#### SOURCE MATERIAL:
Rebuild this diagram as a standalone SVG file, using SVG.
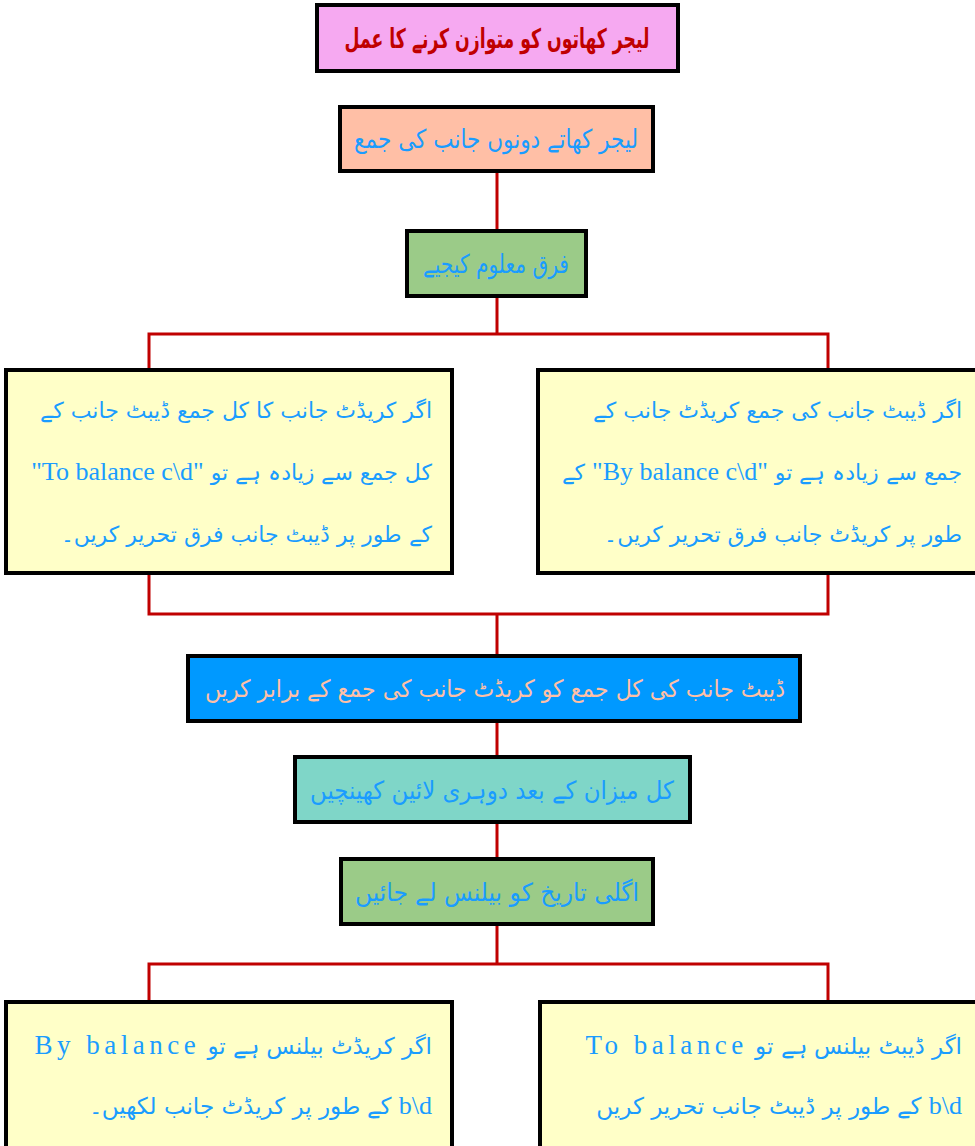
<svg xmlns="http://www.w3.org/2000/svg" width="975" height="1146" viewBox="0 0 975 1146">
<style>
.box{stroke:#000;stroke-width:4}
.ur{font-family:"DejaVu Sans",sans-serif;direction:rtl}
.en{font-family:"Liberation Serif",serif}
.bl{fill:#1A9CFF}
.pk{fill:#F6A9F1}.pe{fill:#FFBFA6}.gr{fill:#9BCB88}.ye{fill:#FFFFC8}.bu{fill:#0099FF}.te{fill:#7FD6C8}
.conn{fill:none;stroke:#C00000;stroke-width:3}
</style>
<g id="connectors">
<path class="conn" d="M497 171V231M497 296V334M149 370V334H828V370M149 573V614H828V573M497 614V656M497 721V757M497 822V859M497 924V964M149 1002V964H828V1002"/>
</g>
<g id="title">
<rect class="box pk" x="317" y="5" width="361" height="66"/>
<text class="ur" x="497" y="48" text-anchor="middle" fill="#C00000" font-weight="bold" font-size="27" textLength="305" lengthAdjust="spacingAndGlyphs">لیجر کھاتوں کو متوازن کرنے کا عمل</text>
</g>
<g id="sum">
<rect class="box pe" x="340" y="107" width="313" height="64"/>
<text class="ur bl" x="496" y="148" text-anchor="middle" font-size="26" textLength="284" lengthAdjust="spacingAndGlyphs">لیجر کھاتے دونوں جانب کی جمع</text>
</g>
<g id="diff">
<rect class="box gr" x="407" y="231" width="179" height="65"/>
<text class="ur bl" x="496" y="273" text-anchor="middle" font-size="26" textLength="146" lengthAdjust="spacingAndGlyphs">فرق معلوم کیجیے</text>
</g>
<g id="credit-more">
<rect class="box ye" x="6" y="370" width="446" height="203"/>
<text class="ur bl" x="432" y="418" text-anchor="start" font-size="22">اگر کریڈٹ جانب کا کل جمع ڈیبٹ جانب کے</text>
<text class="ur bl" x="432" y="480" text-anchor="start" font-size="22">کل جمع سے زیادہ ہے تو <tspan class="en" font-size="26">"To balance c\d"</tspan></text>
<text class="ur bl" x="432" y="542" text-anchor="start" font-size="22">کے طور پر ڈیبٹ جانب فرق تحریر کریں۔</text>
</g>
<g id="debit-more">
<rect class="box ye" x="538" y="370" width="445" height="203"/>
<text class="ur bl" x="962" y="418" text-anchor="start" font-size="22">اگر ڈیبٹ جانب کی جمع کریڈٹ جانب کے</text>
<text class="ur bl" x="962" y="480" text-anchor="start" font-size="22">جمع سے زیادہ ہے تو <tspan class="en" font-size="26">"By balance c\d"</tspan> کے</text>
<text class="ur bl" x="962" y="542" text-anchor="start" font-size="22">طور پر کریڈٹ جانب فرق تحریر کریں۔</text>
</g>
<g id="equalize">
<rect class="box bu" x="188" y="656" width="612" height="65"/>
<text class="ur" x="495" y="697" text-anchor="middle" fill="#FFC0A6" font-size="24" textLength="580" lengthAdjust="spacingAndGlyphs">ڈیبٹ جانب کی کل جمع کو کریڈٹ جانب کی جمع کے برابر کریں</text>
</g>
<g id="double-line">
<rect class="box te" x="295" y="757" width="395" height="65"/>
<text class="ur bl" x="492" y="799" text-anchor="middle" font-size="25" textLength="364" lengthAdjust="spacingAndGlyphs">کل میزان کے بعد دوہری لائین کھینچیں</text>
</g>
<g id="carry">
<rect class="box gr" x="341" y="859" width="312" height="65"/>
<text class="ur bl" x="497" y="901" text-anchor="middle" font-size="25" textLength="284" lengthAdjust="spacingAndGlyphs">اگلی تاریخ کو بیلنس لے جائیں</text>
</g>
<g id="credit-balance">
<rect class="box ye" x="6" y="1002" width="446" height="146"/>
<text class="ur bl" x="432" y="1054" text-anchor="start" font-size="23">اگر کریڈٹ بیلنس ہے تو <tspan class="en" font-size="27" letter-spacing="4.5">By balance</tspan></text>
<text class="ur bl" x="432" y="1114" text-anchor="start" font-size="23"><tspan class="en" font-size="26">b\d</tspan> کے طور پر کریڈٹ جانب لکھیں۔</text>
</g>
<g id="debit-balance">
<rect class="box ye" x="540" y="1002" width="445" height="146"/>
<text class="ur bl" x="962" y="1054" text-anchor="start" font-size="23">اگر ڈیبٹ بیلنس ہے تو <tspan class="en" font-size="27" letter-spacing="4.5">To balance</tspan></text>
<text class="ur bl" x="962" y="1114" text-anchor="start" font-size="23"><tspan class="en" font-size="26">b\d</tspan> کے طور پر ڈیبٹ جانب تحریر کریں</text>
</g>
</svg>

#### TO DO:
Transcribe the material exactly, and leave out whatever pictures it holds.

#### COMPLETED EXERCISE:
Rebuild this diagram as a standalone SVG file, using SVG.
<svg xmlns="http://www.w3.org/2000/svg" width="975" height="1146" viewBox="0 0 975 1146">
<style>
.box{stroke:#000;stroke-width:4}
.ur{font-family:"DejaVu Sans",sans-serif;direction:rtl}
.en{font-family:"Liberation Serif",serif}
.bl{fill:#1A9CFF}
.pk{fill:#F6A9F1}.pe{fill:#FFBFA6}.gr{fill:#9BCB88}.ye{fill:#FFFFC8}.bu{fill:#0099FF}.te{fill:#7FD6C8}
.conn{fill:none;stroke:#C00000;stroke-width:3}
</style>
<g id="connectors">
<path class="conn" d="M497 171V231M497 296V334M149 370V334H828V370M149 573V614H828V573M497 614V656M497 721V757M497 822V859M497 924V964M149 1002V964H828V1002"/>
</g>
<g id="title">
<rect class="box pk" x="317" y="5" width="361" height="66"/>
<text class="ur" x="497" y="48" text-anchor="middle" fill="#C00000" font-weight="bold" font-size="27" textLength="305" lengthAdjust="spacingAndGlyphs">لیجر کھاتوں کو متوازن کرنے کا عمل</text>
</g>
<g id="sum">
<rect class="box pe" x="340" y="107" width="313" height="64"/>
<text class="ur bl" x="496" y="148" text-anchor="middle" font-size="26" textLength="284" lengthAdjust="spacingAndGlyphs">لیجر کھاتے دونوں جانب کی جمع</text>
</g>
<g id="diff">
<rect class="box gr" x="407" y="231" width="179" height="65"/>
<text class="ur bl" x="496" y="273" text-anchor="middle" font-size="26" textLength="146" lengthAdjust="spacingAndGlyphs">فرق معلوم کیجیے</text>
</g>
<g id="credit-more">
<rect class="box ye" x="6" y="370" width="446" height="203"/>
<text class="ur bl" x="432" y="418" text-anchor="start" font-size="22">اگر کریڈٹ جانب کا کل جمع ڈیبٹ جانب کے</text>
<text class="ur bl" x="432" y="480" text-anchor="start" font-size="22">کل جمع سے زیادہ ہے تو <tspan class="en" font-size="26">"To balance c\d"</tspan></text>
<text class="ur bl" x="432" y="542" text-anchor="start" font-size="22">کے طور پر ڈیبٹ جانب فرق تحریر کریں۔</text>
</g>
<g id="debit-more">
<rect class="box ye" x="538" y="370" width="445" height="203"/>
<text class="ur bl" x="962" y="418" text-anchor="start" font-size="22">اگر ڈیبٹ جانب کی جمع کریڈٹ جانب کے</text>
<text class="ur bl" x="962" y="480" text-anchor="start" font-size="22">جمع سے زیادہ ہے تو <tspan class="en" font-size="26">"By balance c\d"</tspan> کے</text>
<text class="ur bl" x="962" y="542" text-anchor="start" font-size="22">طور پر کریڈٹ جانب فرق تحریر کریں۔</text>
</g>
<g id="equalize">
<rect class="box bu" x="188" y="656" width="612" height="65"/>
<text class="ur" x="495" y="697" text-anchor="middle" fill="#FFC0A6" font-size="24" textLength="580" lengthAdjust="spacingAndGlyphs">ڈیبٹ جانب کی کل جمع کو کریڈٹ جانب کی جمع کے برابر کریں</text>
</g>
<g id="double-line">
<rect class="box te" x="295" y="757" width="395" height="65"/>
<text class="ur bl" x="492" y="799" text-anchor="middle" font-size="25" textLength="364" lengthAdjust="spacingAndGlyphs">کل میزان کے بعد دوہری لائین کھینچیں</text>
</g>
<g id="carry">
<rect class="box gr" x="341" y="859" width="312" height="65"/>
<text class="ur bl" x="497" y="901" text-anchor="middle" font-size="25" textLength="284" lengthAdjust="spacingAndGlyphs">اگلی تاریخ کو بیلنس لے جائیں</text>
</g>
<g id="credit-balance">
<rect class="box ye" x="6" y="1002" width="446" height="146"/>
<text class="ur bl" x="432" y="1054" text-anchor="start" font-size="23">اگر کریڈٹ بیلنس ہے تو <tspan class="en" font-size="27" letter-spacing="4.5">By balance</tspan></text>
<text class="ur bl" x="432" y="1114" text-anchor="start" font-size="23"><tspan class="en" font-size="26">b\d</tspan> کے طور پر کریڈٹ جانب لکھیں۔</text>
</g>
<g id="debit-balance">
<rect class="box ye" x="540" y="1002" width="445" height="146"/>
<text class="ur bl" x="962" y="1054" text-anchor="start" font-size="23">اگر ڈیبٹ بیلنس ہے تو <tspan class="en" font-size="27" letter-spacing="4.5">To balance</tspan></text>
<text class="ur bl" x="962" y="1114" text-anchor="start" font-size="23"><tspan class="en" font-size="26">b\d</tspan> کے طور پر ڈیبٹ جانب تحریر کریں</text>
</g>
</svg>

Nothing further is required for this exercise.